··· DATA EXCERPT
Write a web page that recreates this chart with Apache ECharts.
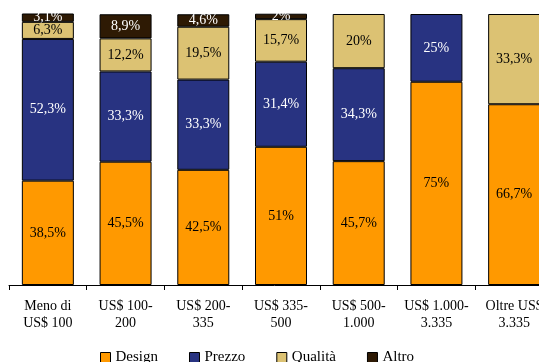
<!DOCTYPE html>
<html><head><meta charset="utf-8">
<script src="https://cdn.jsdelivr.net/npm/echarts@6/dist/echarts.min.js"></script>
<style>html,body{margin:0;padding:0;background:#fff;overflow:hidden}#c{width:539px;height:362px}</style>
</head><body><div id="c"></div>
<script>
const categories = ["Meno di\nUS$ 100","US$ 100-\n200","US$ 200-\n335","US$ 335-\n500","US$ 500-\n1.000","US$ 1.000-\n3.335","Oltre US$\n3.335"];
const design  = [38.5, 45.5, 42.5, 51, 45.7, 75, 66.7];
const prezzo  = [52.3, 33.3, 33.3, 31.4, 34.3, 25, 0];
const qualita = [6.3, 12.2, 19.5, 15.7, 20, 0, 33.3];
const altro   = [3.1, 8.9, 4.6, 2, 0, 0, 0];

const FONT = "'Liberation Serif', 'DejaVu Serif', serif";
function fmt(p){ return String(p.value).replace('.', ',') + '%'; }
function mk(name, data, color, labelColor){
  return {
    name, type:'bar', stack:'tot', barWidth:52,
    data: data.map(v => v === 0 ? '-' : v),
    itemStyle:{color, borderColor:'#000', borderWidth:1},
    label:{show:true, position:'inside', formatter:fmt, color:labelColor, fontFamily:FONT, fontSize:14},
    emphasis:{disabled:true}
  };
}
const chart = echarts.init(document.getElementById('c'));
chart.setOption({
  animation:false,
  textStyle:{fontFamily:FONT},
  grid:{left:9, top:14, right:-14, bottom:77, outerBoundsMode:'none', containLabel:false},
  legend:{
    left:100, top:350, padding:0, icon:'rect', itemWidth:10, itemHeight:10, itemGap:31,
    itemStyle:{borderColor:'#000', borderWidth:1},
    textStyle:{fontFamily:FONT, fontSize:15, color:'#000'},
    data:['Design','Prezzo','Qualità','Altro']
  },
  xAxis:{
    type:'category', data:categories,
    axisLine:{lineStyle:{color:'#000'}},
    axisTick:{show:true, length:5, lineStyle:{color:'#000'}},
    axisLabel:{fontFamily:FONT, fontSize:14, color:'#000', margin:13, lineHeight:17, interval:0, hideOverlap:false}
  },
  yAxis:{type:'value', min:0, max:100, show:false},
  series:[
    mk('Design', design, '#FF9900', '#000'),
    mk('Prezzo', prezzo, '#283381', '#fff'),
    mk('Qualità', qualita, '#DCC273', '#000'),
    mk('Altro', altro, '#2E1A04', '#fff')
  ]
});
</script></body></html>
······
§ **INSTRUCTIONS TO FOLLOW**: Give the material again exactly as it is, but keep the pictures out.

§ **OUTPUT OF THE EXERCISE**:
Write a web page that recreates this chart with Apache ECharts.
<!DOCTYPE html>
<html><head><meta charset="utf-8">
<script src="https://cdn.jsdelivr.net/npm/echarts@6/dist/echarts.min.js"></script>
<style>html,body{margin:0;padding:0;background:#fff;overflow:hidden}#c{width:539px;height:362px}</style>
</head><body><div id="c"></div>
<script>
const categories = ["Meno di\nUS$ 100","US$ 100-\n200","US$ 200-\n335","US$ 335-\n500","US$ 500-\n1.000","US$ 1.000-\n3.335","Oltre US$\n3.335"];
const design  = [38.5, 45.5, 42.5, 51, 45.7, 75, 66.7];
const prezzo  = [52.3, 33.3, 33.3, 31.4, 34.3, 25, 0];
const qualita = [6.3, 12.2, 19.5, 15.7, 20, 0, 33.3];
const altro   = [3.1, 8.9, 4.6, 2, 0, 0, 0];

const FONT = "'Liberation Serif', 'DejaVu Serif', serif";
function fmt(p){ return String(p.value).replace('.', ',') + '%'; }
function mk(name, data, color, labelColor){
  return {
    name, type:'bar', stack:'tot', barWidth:52,
    data: data.map(v => v === 0 ? '-' : v),
    itemStyle:{color, borderColor:'#000', borderWidth:1},
    label:{show:true, position:'inside', formatter:fmt, color:labelColor, fontFamily:FONT, fontSize:14},
    emphasis:{disabled:true}
  };
}
const chart = echarts.init(document.getElementById('c'));
chart.setOption({
  animation:false,
  textStyle:{fontFamily:FONT},
  grid:{left:9, top:14, right:-14, bottom:77, outerBoundsMode:'none', containLabel:false},
  legend:{
    left:100, top:350, padding:0, icon:'rect', itemWidth:10, itemHeight:10, itemGap:31,
    itemStyle:{borderColor:'#000', borderWidth:1},
    textStyle:{fontFamily:FONT, fontSize:15, color:'#000'},
    data:['Design','Prezzo','Qualità','Altro']
  },
  xAxis:{
    type:'category', data:categories,
    axisLine:{lineStyle:{color:'#000'}},
    axisTick:{show:true, length:5, lineStyle:{color:'#000'}},
    axisLabel:{fontFamily:FONT, fontSize:14, color:'#000', margin:13, lineHeight:17, interval:0, hideOverlap:false}
  },
  yAxis:{type:'value', min:0, max:100, show:false},
  series:[
    mk('Design', design, '#FF9900', '#000'),
    mk('Prezzo', prezzo, '#283381', '#fff'),
    mk('Qualità', qualita, '#DCC273', '#000'),
    mk('Altro', altro, '#2E1A04', '#fff')
  ]
});
</script></body></html>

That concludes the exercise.